There’s a certain look a cast member gets that longtime viewers of Saturday Night Live can instantly recognize. In many ways, it’s this look, and the performer’s mastery of it, that separates the truly great SNL performers from your run-of-the-mill hacks. You know this look: It’s the “this is bombing, isn’t it?” look.
Different performers handled it different ways. Will Ferrell would barrel onward, as if trying to physically bully the material into being funny. Phil Hartman would never break, treating every sketch like it was Scripture no matter how hammy. Jimmy Fallon would famously just start giggling. But the look is as undeniable as it is terrifying: There are millions of people watching me not be funny right now, and there’s nothing I can do about it. It’s as close as you can come to being completely naked on network television.
That look of discomfort, that “it’s gotta be getting close to 1 a.m., right?” that the entire cast of Saturday Night Live had during the Donald Trump-hosted show was impossible to miss, and all told, even Trump himself sort of had it. What might have seemed like a good idea initially—rather than have Trump do a walk-on, why not just have him host the whole show? What could go wrong?—was a disaster in practice, with both the host and the cast doing what they could to undermine the material and act like they were anywhere else but on stage. Some of the best Saturday Night Live sketches of the last decade have involved actual political figures having fun lightly skewering their personal foibles and exaggerating their weaknesses, including the infamous QVC sketch a few days before the 2008 election in which Tina Fey mocked Sarah Palin just a few feet away from John McCain, who happily played along. But no one had the energy for that this time. They all looked like they’d rather be anywhere else.
The whole cast was clearly off its game. “Weekend Update” hosts Colin Jost and Michael Che flubbed their intro and didn’t even feel particularly compelled to correct it. A musical sketch late in the show featuring Trump playing a “laser harp” somehow seemed simultaneously to never start yet never quite end. Trump’s monologue relied on two separate Trump impersonators. The “political” sketch was a thinly written, poorly (deliberately?) performed imagined 2018 Trump Oval Office, with lame jokes like the President of Mexico delivering Trump a check for his wall and Trump making Vladimir Putin cry. (It also featured a “surprise” cameo by Trump’s daughter made all the more painful by the audience having no reaction to her.) This hasn’t been a great season for Saturday Night Live so far, but I swear, it’s not usually this bad. No one’s heart was in it.
As you might suspect, Trump wasn’t required to work too hard. Worries about equal-time laws aside, Trump showed up in several sketches but was never required to do much more than make some Trump grousing faces, with the possible exception of him doing a Hotline Bling dance in a sketch that might have been funnier if there hadn’t been roughly 90 billion Hotline Bling remixes on the Internet in the last 10 days.

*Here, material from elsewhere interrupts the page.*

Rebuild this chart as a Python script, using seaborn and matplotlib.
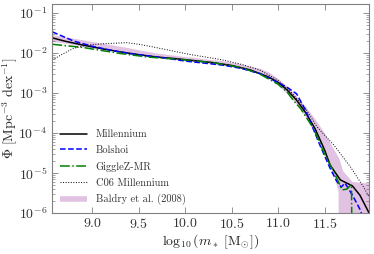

The sketch that seemed to sum up the cast’s view on Trump’s appearance was one in which Trump announced that he would live-tweet. He didn’t actually tweet the sketch—though I, like surely millions of others, went to check anyway—but instead, fake Trump tweets insulting the cast popped up as the cast members slowly checked out of the screen and ultimately began trying to crawl out of the shot. By the end of the sketch, after Fake Trump joked about “the blacks,” cast member Leslie Jones pretended to rush the camera in rage, and the feed went out.
Like Larry David—once again, the funniest part of the show as Bernie Sanders, in a cold-open political sketch that, oddly, didn’t even mention Trump–pretending to yell “you’re a racist!” at Trump during his monologue, it was a winking meta-nod to the controversy of Trump hosting that allowed SNL to have its cake and eat it too. It could pretend it was above having Trump around solely to goose the show’s ratings while, you know, not being above it at all. There was a time when cast members openly revolted against hosts they didn’t want to be associated with, as in the famous week that Nora Dunn refused to be on set with Andrew Dice Clay. But tonight was far more passive-aggressive than that. There wasn’t a cast member who didn’t consciously shrink.
Did Trump do himself any good with his appearance? It’s tough to see how. He wasn’t particularly funny—it’s always good to remember that being a showman in the realm of politics and a showman in the realm of entertainment are two far different things—and he didn’t look comfortable either. (Also: His suit was too big on him.) He surely will increase SNL’s ratings, a fact he’ll happily boast about it, but in a way that probably doesn’t benefit him or the show: He looks more like a huckster—the show actually made him look a little small, though again, maybe that was the suit—and the show got a lot more eyeballs to watch one of the worst episodes of the last several seasons. There was no breakout, instantly memorable moment, which ultimately seems to be by design. It was a night that everyone involved with wanted to move past as quickly as possible and hope no one ever discusses it again. It shouldn’t make much of a dent in the news cycle, but the oral history written five years from now, with the cast members talking about that lost, dead look they all had in their eyes the week Trump hosted…now that’ll be a must-read.